__GOAL__
Everything from the line containing "Clone this chart" through the line containing "const fmt = (v: number)" must be written out exactly, and nothing more; leave any pictures out.

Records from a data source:
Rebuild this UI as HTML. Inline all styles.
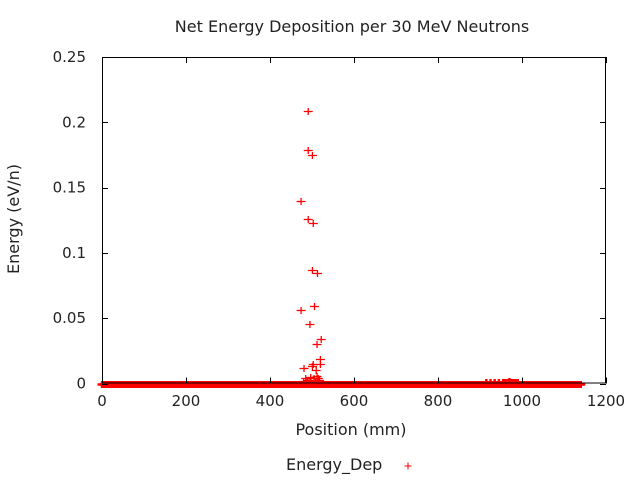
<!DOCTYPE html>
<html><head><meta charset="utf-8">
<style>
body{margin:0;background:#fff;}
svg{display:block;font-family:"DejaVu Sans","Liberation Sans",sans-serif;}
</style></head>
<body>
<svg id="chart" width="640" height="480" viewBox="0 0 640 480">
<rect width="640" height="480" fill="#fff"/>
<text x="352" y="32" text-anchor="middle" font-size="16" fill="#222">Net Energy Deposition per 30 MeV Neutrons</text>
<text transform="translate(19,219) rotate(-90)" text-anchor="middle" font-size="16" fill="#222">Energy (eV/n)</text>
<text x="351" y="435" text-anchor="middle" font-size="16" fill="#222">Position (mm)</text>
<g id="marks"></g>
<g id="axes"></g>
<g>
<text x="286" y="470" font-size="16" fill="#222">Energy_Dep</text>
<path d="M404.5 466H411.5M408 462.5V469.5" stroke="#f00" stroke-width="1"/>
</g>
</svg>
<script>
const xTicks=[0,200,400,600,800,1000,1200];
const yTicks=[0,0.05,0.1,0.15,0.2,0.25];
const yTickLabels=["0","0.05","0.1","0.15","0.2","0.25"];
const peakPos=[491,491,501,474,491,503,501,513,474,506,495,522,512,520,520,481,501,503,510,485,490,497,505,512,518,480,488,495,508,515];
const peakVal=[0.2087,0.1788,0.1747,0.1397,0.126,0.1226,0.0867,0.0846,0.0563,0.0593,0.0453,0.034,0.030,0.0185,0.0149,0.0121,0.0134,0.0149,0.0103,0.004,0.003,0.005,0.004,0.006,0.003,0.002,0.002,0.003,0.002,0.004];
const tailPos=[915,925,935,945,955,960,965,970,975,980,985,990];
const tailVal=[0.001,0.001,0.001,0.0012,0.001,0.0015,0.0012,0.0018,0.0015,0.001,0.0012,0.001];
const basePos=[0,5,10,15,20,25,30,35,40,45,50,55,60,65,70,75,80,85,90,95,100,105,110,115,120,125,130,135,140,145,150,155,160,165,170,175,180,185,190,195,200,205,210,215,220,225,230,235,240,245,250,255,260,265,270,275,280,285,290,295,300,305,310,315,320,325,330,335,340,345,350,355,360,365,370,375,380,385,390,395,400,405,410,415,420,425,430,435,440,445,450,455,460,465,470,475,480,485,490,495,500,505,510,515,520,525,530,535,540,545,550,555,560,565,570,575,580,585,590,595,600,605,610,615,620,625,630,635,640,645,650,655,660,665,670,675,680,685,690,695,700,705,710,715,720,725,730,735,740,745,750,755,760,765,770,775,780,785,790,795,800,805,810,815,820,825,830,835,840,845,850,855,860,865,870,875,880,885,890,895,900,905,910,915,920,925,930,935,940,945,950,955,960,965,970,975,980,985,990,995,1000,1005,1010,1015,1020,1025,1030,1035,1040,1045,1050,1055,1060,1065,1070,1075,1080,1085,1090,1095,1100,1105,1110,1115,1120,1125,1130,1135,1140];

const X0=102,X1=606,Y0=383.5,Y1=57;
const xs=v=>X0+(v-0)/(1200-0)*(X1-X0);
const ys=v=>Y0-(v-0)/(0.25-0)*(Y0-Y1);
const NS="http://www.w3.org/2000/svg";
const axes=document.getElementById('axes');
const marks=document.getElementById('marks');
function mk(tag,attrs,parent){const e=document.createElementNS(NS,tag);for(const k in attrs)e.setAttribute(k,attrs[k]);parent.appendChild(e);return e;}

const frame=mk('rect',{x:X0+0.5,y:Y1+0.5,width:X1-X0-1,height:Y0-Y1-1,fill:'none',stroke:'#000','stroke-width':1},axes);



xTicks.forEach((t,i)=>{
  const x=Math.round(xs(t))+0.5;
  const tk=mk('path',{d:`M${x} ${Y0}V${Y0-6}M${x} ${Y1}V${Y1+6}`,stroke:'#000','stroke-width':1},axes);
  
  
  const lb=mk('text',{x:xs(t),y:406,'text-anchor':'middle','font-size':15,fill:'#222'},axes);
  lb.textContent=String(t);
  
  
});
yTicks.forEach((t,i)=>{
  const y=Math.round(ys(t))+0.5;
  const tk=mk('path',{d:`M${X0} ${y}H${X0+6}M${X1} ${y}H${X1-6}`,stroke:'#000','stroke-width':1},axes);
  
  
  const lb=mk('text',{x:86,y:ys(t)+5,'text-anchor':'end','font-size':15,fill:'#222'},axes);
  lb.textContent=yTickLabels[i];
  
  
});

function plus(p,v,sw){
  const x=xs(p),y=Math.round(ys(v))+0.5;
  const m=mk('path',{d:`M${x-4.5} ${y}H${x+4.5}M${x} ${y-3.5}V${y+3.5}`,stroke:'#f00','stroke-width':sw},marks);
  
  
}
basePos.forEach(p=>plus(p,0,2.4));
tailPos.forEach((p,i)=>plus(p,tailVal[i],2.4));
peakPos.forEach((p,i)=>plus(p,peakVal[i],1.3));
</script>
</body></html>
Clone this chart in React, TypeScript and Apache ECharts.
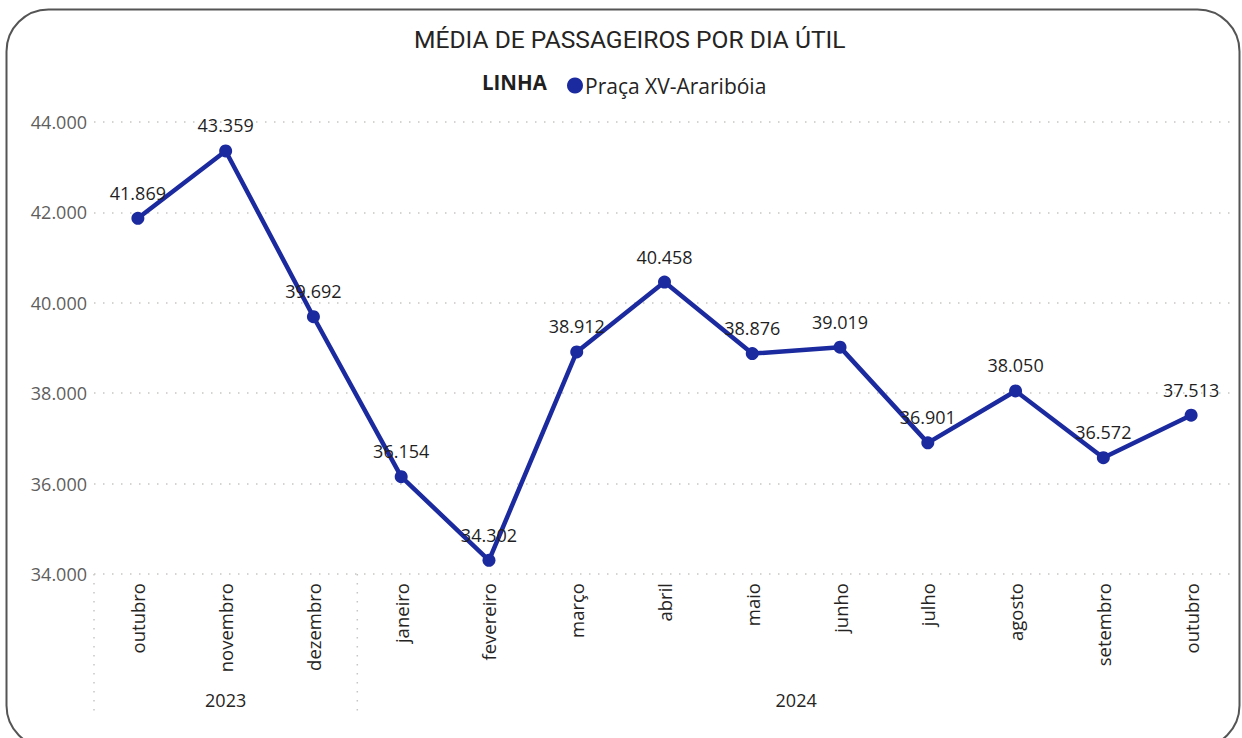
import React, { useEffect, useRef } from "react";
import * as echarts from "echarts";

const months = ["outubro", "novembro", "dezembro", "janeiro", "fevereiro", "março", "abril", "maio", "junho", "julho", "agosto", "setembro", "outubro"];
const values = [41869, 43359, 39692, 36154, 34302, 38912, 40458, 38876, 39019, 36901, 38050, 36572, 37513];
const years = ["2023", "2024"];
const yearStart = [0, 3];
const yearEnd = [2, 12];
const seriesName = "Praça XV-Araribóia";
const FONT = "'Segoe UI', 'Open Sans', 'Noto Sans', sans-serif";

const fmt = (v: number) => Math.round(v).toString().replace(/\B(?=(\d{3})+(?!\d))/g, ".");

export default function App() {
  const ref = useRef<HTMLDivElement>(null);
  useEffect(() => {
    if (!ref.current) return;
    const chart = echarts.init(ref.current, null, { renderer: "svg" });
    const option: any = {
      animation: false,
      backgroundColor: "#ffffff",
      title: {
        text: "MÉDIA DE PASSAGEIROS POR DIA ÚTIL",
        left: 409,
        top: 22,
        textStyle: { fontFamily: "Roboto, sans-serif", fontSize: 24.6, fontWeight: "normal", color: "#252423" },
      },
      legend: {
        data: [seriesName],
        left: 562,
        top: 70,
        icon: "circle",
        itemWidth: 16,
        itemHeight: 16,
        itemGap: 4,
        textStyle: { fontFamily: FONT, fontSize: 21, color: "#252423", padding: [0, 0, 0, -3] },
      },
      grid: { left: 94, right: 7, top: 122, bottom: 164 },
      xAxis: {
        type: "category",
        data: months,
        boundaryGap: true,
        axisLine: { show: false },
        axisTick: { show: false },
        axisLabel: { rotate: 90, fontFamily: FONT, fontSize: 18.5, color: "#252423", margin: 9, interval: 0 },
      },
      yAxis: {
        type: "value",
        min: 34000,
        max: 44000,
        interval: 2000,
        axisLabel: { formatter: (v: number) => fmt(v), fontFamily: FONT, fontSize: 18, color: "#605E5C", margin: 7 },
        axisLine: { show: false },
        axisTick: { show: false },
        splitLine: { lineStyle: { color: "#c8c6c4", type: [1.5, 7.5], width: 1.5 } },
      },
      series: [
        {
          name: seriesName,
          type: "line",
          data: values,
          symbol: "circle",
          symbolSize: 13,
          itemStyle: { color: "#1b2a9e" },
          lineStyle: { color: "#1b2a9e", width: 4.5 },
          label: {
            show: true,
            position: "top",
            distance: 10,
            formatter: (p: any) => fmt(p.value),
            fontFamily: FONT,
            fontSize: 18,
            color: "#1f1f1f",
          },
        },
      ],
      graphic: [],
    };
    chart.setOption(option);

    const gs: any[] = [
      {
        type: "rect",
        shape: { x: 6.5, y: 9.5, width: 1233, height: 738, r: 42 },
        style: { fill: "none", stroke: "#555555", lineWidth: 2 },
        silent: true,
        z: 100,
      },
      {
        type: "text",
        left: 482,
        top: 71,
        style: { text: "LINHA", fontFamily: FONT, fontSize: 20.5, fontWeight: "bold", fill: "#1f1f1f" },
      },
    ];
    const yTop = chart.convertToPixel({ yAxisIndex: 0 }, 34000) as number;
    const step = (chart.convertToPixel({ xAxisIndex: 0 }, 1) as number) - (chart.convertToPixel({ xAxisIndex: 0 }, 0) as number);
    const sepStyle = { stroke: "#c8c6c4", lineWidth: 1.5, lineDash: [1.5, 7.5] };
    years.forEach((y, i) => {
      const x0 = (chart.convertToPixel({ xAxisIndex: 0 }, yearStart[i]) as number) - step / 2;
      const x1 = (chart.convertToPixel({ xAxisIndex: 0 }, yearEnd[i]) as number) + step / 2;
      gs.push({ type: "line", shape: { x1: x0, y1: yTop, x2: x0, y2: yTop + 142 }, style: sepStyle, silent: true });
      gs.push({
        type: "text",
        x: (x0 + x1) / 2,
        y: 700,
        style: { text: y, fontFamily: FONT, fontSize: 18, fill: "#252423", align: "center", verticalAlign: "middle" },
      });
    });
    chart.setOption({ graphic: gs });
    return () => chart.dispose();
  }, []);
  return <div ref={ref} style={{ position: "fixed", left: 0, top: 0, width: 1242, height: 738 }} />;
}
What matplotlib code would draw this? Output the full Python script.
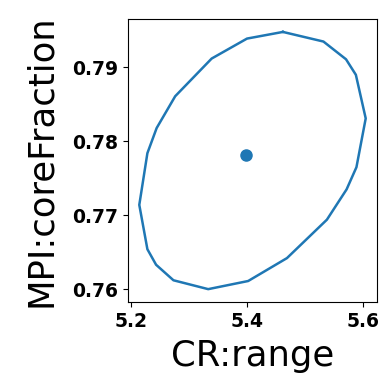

__THE RESULT__
Clone this chart in React, TypeScript and Apache ECharts.
import React, { useEffect, useRef } from "react";
import * as echarts from "echarts";

const months = ["outubro", "novembro", "dezembro", "janeiro", "fevereiro", "março", "abril", "maio", "junho", "julho", "agosto", "setembro", "outubro"];
const values = [41869, 43359, 39692, 36154, 34302, 38912, 40458, 38876, 39019, 36901, 38050, 36572, 37513];
const years = ["2023", "2024"];
const yearStart = [0, 3];
const yearEnd = [2, 12];
const seriesName = "Praça XV-Araribóia";
const FONT = "'Segoe UI', 'Open Sans', 'Noto Sans', sans-serif";

const fmt = (v: number) => Math.round(v).toString().replace(/\B(?=(\d{3})+(?!\d))/g, ".");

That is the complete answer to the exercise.